Santa Barbara was feeling the love on Friday at Plaza del Mar during the annual Juneteenth celebration, marked this year with a “Love for the People” theme.
Friday’s event was the ninth Santa Barbara Juneteenth event hosted by Juneteenth Santa Barbara.
“With everything going on in the world, nationally and even locally, there’s a heaviness, and we always need some break,” said Jordan Killebrew, Juneteenth Santa Barbara co-founder. “… The emotion of love and what love means in this community just felt important.”
Juneteenth, celebrated nationally, commemorates the day Union troops arrived in Texas and announced that more than 250,000 enslaved Black people in the state were free, according to the National Museum of African American History and Culture.
The announcement came more than two years after President Abraham Lincoln signed the Emancipation Proclamation.
Santa Barbara’s free and daylong gathering at 100 Castillo St. featured live music, food trucks, vendors, a Black Artisan Market and tabling by local Black-led community organizations.
Killebrew said he hoped the celebration served as not just a fun community event, but also a lesson.
“For those that may not know what Juneteenth is, I hope they can see that there is a Black community here that is thriving and exists,” Killebrew said.

For Juneteenth Santa Barbara co-founder Simone Akila Ruskamp, the heart of each year’s theme remains the same: celebrating Black communities.
“I’m about Juneteenth being about Black people being visibly Black, especially in a city that has historically always pushed Black people out,” she said.
Ruskamp is also the co-founder of Healing Justice Santa Barbara. She wrote a children’s book about local Black history, which she had on display Friday for attendees passing by the organization’s table.
Like Killebrew, one of her favorite things about the event is seeing community members participate.
“I love seeing so many Black people in one space, showing each other who we belong to and that we are holding this for each other,” Ruskamp said.
The gathering even drew non-Santa Barbara residents. San Francisco resident and first-time attendee Jody Stiger hopped on an Amtrak train with 30 of his family members from Los Angeles to come to the Friday celebration.
“It’s welcoming, it is inviting. … It’s family-friendly, and the vendors are cool,” Stiger said.
He said his aunt found the gathering just by searching for nearby events, and they settled on the Santa Barbara celebration.
“We wanted to just be out and support vendors,” he said.

Lelia Richardson, Umoja Program adviser at Santa Barbara City College, and Nolan Hicks, member of the Juneteenth planning committee, led a ceremony at the Plaza Del Mar Band Shell to honor ancestors following a West African Practice.
“This is our legacy, this is our heritage,” Richardson said.

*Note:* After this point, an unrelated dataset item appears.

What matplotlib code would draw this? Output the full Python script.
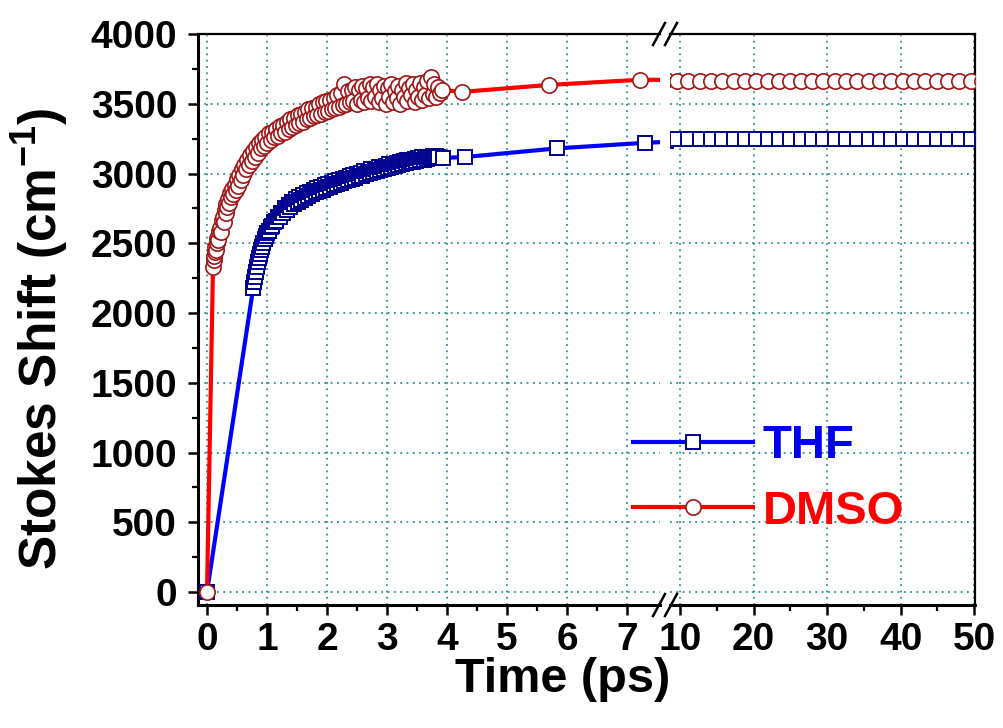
import numpy as np
import matplotlib.pyplot as plt
from matplotlib.lines import Line2D

plt.rcParams['font.family'] = ['Liberation Sans', 'DejaVu Sans']
plt.rcParams['font.weight'] = 'bold'
plt.rcParams['mathtext.fontset'] = 'custom'
plt.rcParams['mathtext.rm'] = 'Liberation Sans:bold'
plt.rcParams['mathtext.default'] = 'rm'

# THF (time in ps, Stokes shift in cm-1)
thf_t = [0.0, 0.77, 0.79, 0.80, 0.82, 0.83, 0.85, 0.86, 0.88, 0.90, 0.92, 0.94,
         0.96, 0.98, 1.00, 1.03, 1.06, 1.09, 1.12, 1.15, 1.18, 1.21, 1.24, 1.27,
         1.30, 1.33, 1.36, 1.39, 1.42, 1.45, 1.48, 1.51, 1.54, 1.57, 1.60, 1.63,
         1.66, 1.69, 1.72, 1.75, 1.78, 1.81, 1.84, 1.87, 1.90, 1.93, 1.96, 1.99,
         2.02, 2.05, 2.08, 2.11, 2.14, 2.17, 2.20, 2.23, 2.26, 2.29, 2.32, 2.35,
         2.38, 2.41, 2.44, 2.47, 2.50, 2.53, 2.56, 2.59, 2.62, 2.65, 2.68, 2.71,
         2.74, 2.77, 2.80, 2.83, 2.86, 2.89, 2.92, 2.95, 2.98, 3.01, 3.04, 3.07,
         3.10, 3.13, 3.16, 3.19, 3.22, 3.25, 3.28, 3.31, 3.34, 3.37, 3.40, 3.43,
         3.46, 3.49, 3.52, 3.55, 3.58, 3.61, 3.64, 3.67, 3.70, 3.73, 3.76, 3.79,
         3.82, 3.85, 3.93, 4.30, 5.83, 7.30, 8.10,
         9.6, 11.1, 12.7, 14.2, 15.7, 17.3, 18.8, 20.3, 21.9, 23.4, 24.9,
         26.5, 28.0, 29.5, 31.1, 32.6, 34.1, 35.7, 37.2, 38.7, 40.3, 41.8, 43.3,
         44.9, 46.4, 47.9, 49.5, 51.0]
thf_y = [0, 2180, 2225, 2260, 2295, 2330, 2365, 2395, 2420, 2450, 2475, 2500,
         2530, 2550, 2575, 2585, 2615, 2625, 2655, 2660, 2690, 2690, 2720, 2715,
         2750, 2740, 2775, 2760, 2795, 2780, 2815, 2795, 2830, 2810, 2845, 2825,
         2860, 2840, 2870, 2855, 2885, 2865, 2895, 2875, 2905, 2885, 2915, 2895,
         2925, 2905, 2935, 2915, 2945, 2925, 2955, 2935, 2960, 2945, 2970, 2950,
         2980, 2960, 2990, 2970, 2995, 2980, 3005, 2985, 3015, 2995, 3020, 3005,
         3030, 3010, 3035, 3020, 3045, 3025, 3050, 3035, 3055, 3040, 3065, 3045,
         3070, 3055, 3075, 3060, 3085, 3065, 3090, 3075, 3095, 3080, 3100, 3085,
         3105, 3090, 3110, 3095, 3115, 3100, 3120, 3105, 3120, 3110, 3125, 3110,
         3125, 3115, 3112, 3118, 3180, 3220, 3235,
         3245, 3247, 3247, 3247, 3247, 3247, 3247, 3247, 3247, 3247, 3247,
         3247, 3247, 3247, 3247, 3247, 3247, 3247, 3247, 3247, 3247, 3247, 3247,
         3247, 3247, 3247, 3247, 3247]

# DMSO
dmso_t = [0.0, 0.100, 0.110, 0.120, 0.130, 0.140, 0.150, 0.160, 0.175, 0.190,
          0.205, 0.220, 0.235, 0.250, 0.265, 0.280, 0.295, 0.310, 0.325, 0.340,
          0.355, 0.370, 0.385, 0.400, 0.420, 0.440, 0.460, 0.480, 0.500, 0.520,
          0.540, 0.560, 0.580, 0.600, 0.625, 0.650, 0.675, 0.700, 0.725, 0.750,
          0.775, 0.800, 0.825, 0.850, 0.875, 0.900, 0.925, 0.950, 0.975, 1.000,
          1.03, 1.06, 1.09, 1.12, 1.15, 1.18, 1.21, 1.24, 1.27, 1.30, 1.33, 1.36,
          1.39, 1.42, 1.45, 1.48, 1.51, 1.54, 1.57, 1.60, 1.63, 1.66, 1.69, 1.72,
          1.75, 1.78, 1.81, 1.84, 1.87, 1.90, 1.93, 1.96, 1.99, 2.02, 2.05, 2.08,
          2.11, 2.14, 2.17, 2.20, 2.23, 2.26, 2.29, 2.32, 2.35, 2.38, 2.41, 2.44,
          2.47, 2.50, 2.53, 2.56, 2.59, 2.62, 2.65, 2.68, 2.71, 2.74, 2.77, 2.80,
          2.83, 2.86, 2.89, 2.92, 2.95, 2.98, 3.01, 3.04, 3.07, 3.10, 3.13, 3.16,
          3.19, 3.22, 3.25, 3.28, 3.31, 3.34, 3.37, 3.40, 3.43, 3.46, 3.49, 3.52,
          3.55, 3.58, 3.61, 3.64, 3.67, 3.70, 3.73, 3.76, 3.79, 3.82, 3.85, 3.88,
          3.91, 4.25, 5.70, 7.22, 8.10,
          9.6, 11.1, 12.7, 14.2, 15.7, 17.3, 18.8, 20.3, 21.9, 23.4, 24.9,
          26.5, 28.0, 29.5, 31.1, 32.6, 34.1, 35.7, 37.2, 38.7, 40.3, 41.8, 43.3,
          44.9, 46.4, 47.9, 49.5, 51.0]
dmso_y = [0, 2330, 2380, 2410, 2440, 2470, 2455, 2500, 2540, 2520,
          2590, 2610, 2580, 2670, 2690, 2650, 2740, 2720, 2780, 2760,
          2820, 2790, 2860, 2830, 2890, 2850, 2920, 2880, 2960, 2910,
          2990, 2950, 3030, 2990, 3060, 3030, 3100, 3060, 3130, 3090,
          3160, 3120, 3190, 3150, 3220, 3180, 3240, 3200, 3260, 3220,
          3290, 3240, 3300, 3260, 3320, 3270, 3340, 3290, 3350, 3300, 3370, 3320,
          3390, 3330, 3400, 3350, 3420, 3360, 3430, 3370, 3440, 3390, 3460, 3400,
          3470, 3410, 3480, 3420, 3500, 3430, 3510, 3440, 3520, 3450, 3530, 3460,
          3540, 3470, 3560, 3480, 3580, 3490, 3640, 3500, 3590, 3510, 3600, 3520,
          3620, 3500, 3600, 3530, 3630, 3510, 3610, 3540, 3640, 3520, 3620, 3550,
          3640, 3510, 3600, 3540, 3630, 3500, 3610, 3550, 3640, 3510, 3590, 3540,
          3630, 3500, 3600, 3550, 3650, 3520, 3610, 3560, 3640, 3510, 3600, 3550,
          3650, 3530, 3620, 3560, 3660, 3540, 3690, 3570, 3640, 3550, 3620, 3580,
          3600, 3585, 3635, 3672, 3670,
          3662, 3662, 3662, 3662, 3662, 3662, 3662, 3662, 3662, 3662, 3662,
          3662, 3662, 3662, 3662, 3662, 3662, 3662, 3662, 3662, 3662, 3662, 3662,
          3662, 3662, 3662, 3662, 3662]

W, H = 1004, 728
fig = plt.figure(figsize=(W / 100, H / 100), dpi=100)


def box(x0, x1, y0, y1):
    # pixel box -> figure fraction rect
    return [x0 / W, 1 - y1 / H, (x1 - x0) / W, (y1 - y0) / H]


ax1 = fig.add_axes(box(198, 660, 34, 605))
ax2 = fig.add_axes(box(670, 975, 34, 605), sharey=ax1)

grid_col = '#2f8f8f'
for ax in (ax1, ax2):
    ax.plot(thf_t, thf_y, color='#0000ff', lw=3, marker='s', ms=10.5,
            mfc='white', mec='#000090', mew=1.4, label='THF', zorder=3)
    ax.plot(dmso_t, dmso_y, color='#ff0000', lw=3, marker='o', ms=11,
            mfc='white', mec='#a01515', mew=1.2, label='DMSO', zorder=4)
    ax.grid(True, which='major', color=grid_col, ls=(0, (1, 2.5)), lw=1.3)
    ax.tick_params(which='major', direction='out', length=7, width=1.8,
                   labelsize=28, pad=5)
    ax.tick_params(which='minor', direction='out', length=4.5, width=1.6)
    ax.spines['top'].set_linewidth(1.6)
    ax.spines['bottom'].set_linewidth(2.2)
    ax.spines['left'].set_linewidth(2.2)
    ax.spines['right'].set_linewidth(1.6)

ax1.set_ylim(-93, 4000)
ax1.set_yticks(range(0, 4001, 500))
ax1.set_yticks(range(250, 4000, 500), minor=True)
ax1.set_xlim(-0.15, 7.55)
ax1.set_xticks(range(0, 8))
ax1.set_xticks([0.5, 1.5, 2.5, 3.5, 4.5, 5.5, 6.5], minor=True)
ax1.spines['right'].set_visible(False)
ax1.tick_params(axis='y', which='major', pad=8)

ax2.set_xlim(8.64, 50.1)
ax2.set_xticks([10, 20, 30, 40, 50])
ax2.set_xticks([15, 25, 35, 45], minor=True)
ax2.spines['left'].set_visible(False)
ax2.tick_params(axis='y', which='both', left=False, labelleft=False)

# break marks on the top and bottom frame
for yp in (34, 605):
    for xc in (659, 671):
        fig.add_artist(Line2D([(xc - 6) / W, (xc + 6) / W],
                              [1 - (yp + 11) / H, 1 - (yp - 11) / H],
                              color='black', lw=1.8))

fig.text(40 / W, 1 - 339 / H, 'Stokes Shift (cm$^{-1}$)', fontsize=37,
         rotation=90, ha='center', va='center')
fig.text(563 / W, 1 - 680 / H, 'Time (ps)', fontsize=35, ha='center',
         va='center')

leg = ax2.legend(loc='center left', bbox_to_anchor=(633 / W, 1 - 479 / H),
                 bbox_transform=fig.transFigure, frameon=False, fontsize=34,
                 handlelength=2.55, handletextpad=0.2, labelspacing=0.45,
                 borderpad=0, borderaxespad=0, numpoints=1)
for txt, c in zip(leg.get_texts(), ['#0000ee', '#ff0000']):
    txt.set_color(c)

fig.savefig('out.png', dpi=100)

She and Hicks stood on stage with a plant and invited the crowd to think about two of their ancestors they’d like to honor. They then watered the plant as people shouted out names of family members and prominent Black leaders such as Rosa Parks and Harriet Tubman.
“This plant will continue to grow and hold that memory and hold that space,” Richardson said.

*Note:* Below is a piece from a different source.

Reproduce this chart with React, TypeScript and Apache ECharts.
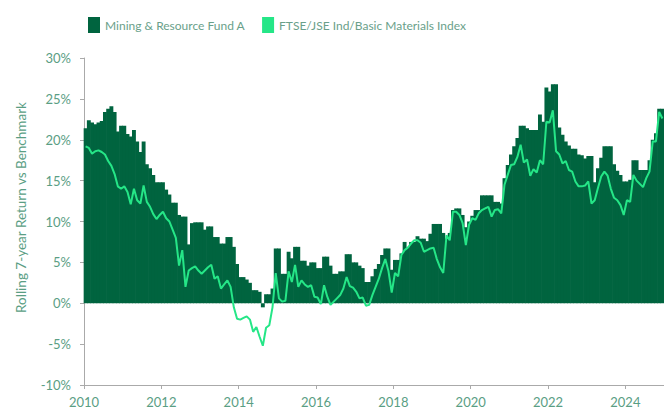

Celebrations continued into the evening with the Museum of Contemporary Art Santa Barbara’s second annual performance featuring Emmy-winning choreographer, director and movement artist Jon Boogz.
Elevate Gallery in La Cumbre Plaza held an evening Juneteenth screening and live performance event hosted by Rod Rolle, which included special footage of Santa Barbara Poet Laureate Sojourner Kincaid Rolle and artist Toni Scott’s “Bloodlines” exhibit.

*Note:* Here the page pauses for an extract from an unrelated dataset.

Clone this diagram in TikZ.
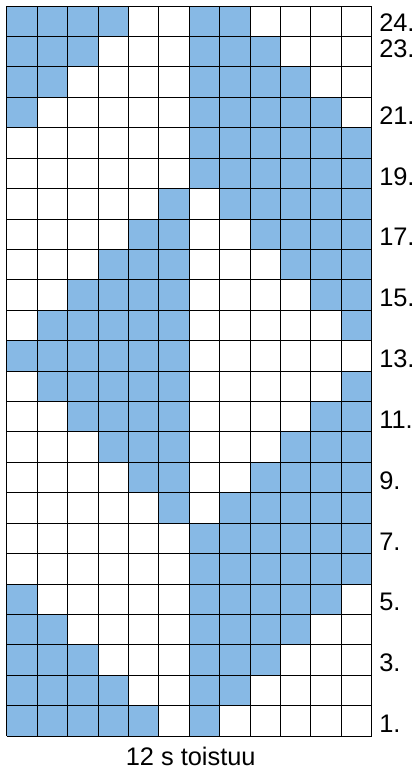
\documentclass[tikz,border=0pt]{standalone}
\usepackage{fontspec}
\setmainfont{Liberation Sans}
\definecolor{stitchblue}{RGB}{135,185,229}

\begin{document}
\begin{tikzpicture}[
		x=0.8cm,y=0.8cm,
		every node/.style={font=\fontsize{19}{21}\selectfont, inner sep=0pt},
		rowlabel/.style={anchor=west}
		]
		\useasboundingbox (-0.22,-1.085) rectangle (13.455,24.197);
		
		% =========================
		% Blue stitches, row by row (row/columns)
		% =========================
		\foreach \r/\cols in {
			24/{1,2,3,4,7,8},
			23/{1,2,3,7,8,9},
			22/{1,2,7,8,9,10},
			21/{1,7,8,9,10,11},
			20/{7,8,9,10,11,12},
			19/{7,8,9,10,11,12},
			18/{6,8,9,10,11,12},
			17/{5,6,9,10,11,12},
			16/{4,5,6,10,11,12},
			15/{3,4,5,6,11,12},
			14/{2,3,4,5,6,12},
			13/{1,2,3,4,5,6},
			12/{2,3,4,5,6,12},
			11/{3,4,5,6,11,12},
			10/{4,5,6,10,11,12},
			9/{5,6,9,10,11,12},
			8/{6,8,9,10,11,12},
			7/{7,8,9,10,11,12},
			6/{7,8,9,10,11,12},
			5/{1,7,8,9,10,11},
			4/{1,2,7,8,9,10},
			3/{1,2,3,7,8,9},
			2/{1,2,3,4,7,8},
			1/{1,2,3,4,5,7}} {
			\foreach \c in \cols {
				\fill[stitchblue] (\c-1,\r-1) rectangle (\c,\r);
			}
		}
		
		% grid lines
		\draw[line width=0.6pt, step=1] (0,0) grid (12,24);
		
		% =========================
		% Row numbers and caption
		% =========================
		\foreach \r in {1,3,...,21}
		\node[rowlabel] (row\r) at (12.24,\r-0.6) {\r.};
		\node[rowlabel] (row23) at (12.24,22.58) {23.};
		\node[rowlabel] (row24) at (12.24,23.44) {24.};
		
		\node[anchor=base] (repeat) at (6.05,-0.976) {12 s toistuu};
		
	\end{tikzpicture}
\end{document}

Santa Barbara wasn’t the only community celebrating Juneteenth on Friday. In Lompoc, several North County organizations partnered up to host a Juneteenth event at Old Town that ran from 11 a.m. to 5 p.m.
The ’90s Babiez headlined, with guest speaker Elliot Davis, for a day filled with cultural performances, food and marketplace vendors, kids’ activities and community resources.
Lawanda Lyons-Pruitt, president of the NAACP Santa Maria-Lompoc Branch, said the area “must work to share the historical and current achievements of our Black community.”
“With federal agencies not acknowledging Black History Month and other significant cultural holidays, we stand firm that in Santa Barbara County, we still celebrate, acknowledge and respect our diversity, which only strengthens us,” she said in a press release about the Lompoc gathering.